В подъезде дома был длинный коридор с множеством дверей, ведущих в тесные комнаты, где жили люди. Войдя в коридор, Мотя остановился. Возле одной двери стояли несколько десятков вооружённых бойцов ГНИЛ (гвардия наказания и ликвидации). Это элитное подразделение, борющееся с терроризмом и экстремизмом. Операция против террористов и экстремистов только началась. Сотрудники ГНИЛ приготовились. Сняли автоматы с предохранителей и спрятались за бронированные щиты. Один из бойцов со всей силы застучал ногой в дверь.
– Благоевский! Откройте дверь и выходите с поднятыми руками!
Дверь открылась. Двое бойцов силой вытянули оттуда хрупкую женщину, скрутили ей руки и прижали к стене. В квартиру бросили шумовую гранату, после громкого хлопка внутрь вломились несколько бойцов. Из квартиры сперва послышались истошные крики, а затем громкий детский плач.
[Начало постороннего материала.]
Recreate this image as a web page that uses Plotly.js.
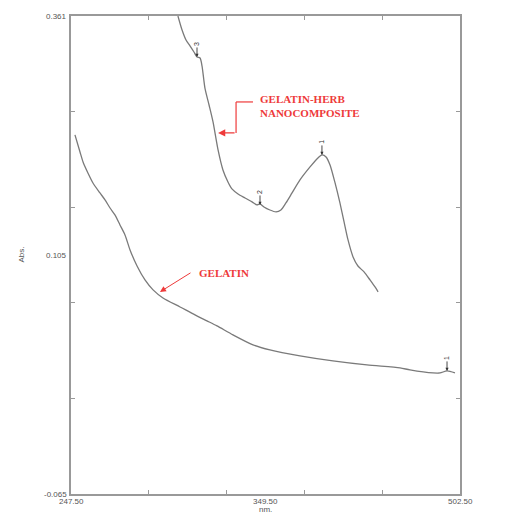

– Это какая-то ошибка, – в слезах говорила мать, – мой муж умер несколько лет назад.
– Мы не за вашим мужем пришли. Ваш сын подозревается в распространении террористических, экстремистских материалов, дискредитирующих и оскорбляющих правительственные структуры.
– Это вы про картинку? – спросила сестра. – Про картинку, где изображён боец ГНИЛ с золотым унитазом на голове? Так это я ему показала, а он, наверное, другу своему отправил.
– Так. Значит, у нас тут соучастник объявился.
– Соучастник чего?
– Соучастник преступления. Вы разве не знаете, что законом запрещено дискредитировать работников правительственных структур? Вы отправили ему дискредитирующий материал, следовательно, являетесь соучастником. Наша работа – защищать людей от преступников. Уводите их.
Мотя слышал, как из квартиры выводили плачущего девятилетнего мальчишку и его старшую сестру. Мать в истерике ревела и одновременно пыталась успокоить арестованного сына.
– Вы защитники золотых унитазов! – не сдержав гнева, заорала сестра. – Защищаете своих хозяев. Бандитов и вор…
Один из бойцов ударил ей по ноге дубинкой. Девчонка завопила от боли. Мотя спрятался за стенкой, чтобы его не арестовали как соучастника. Он закрыл уши руками: слушать рёв было мучительно. Сотрудники ГНИЛ уходили, а женщина осталась лежать на полу и плакать.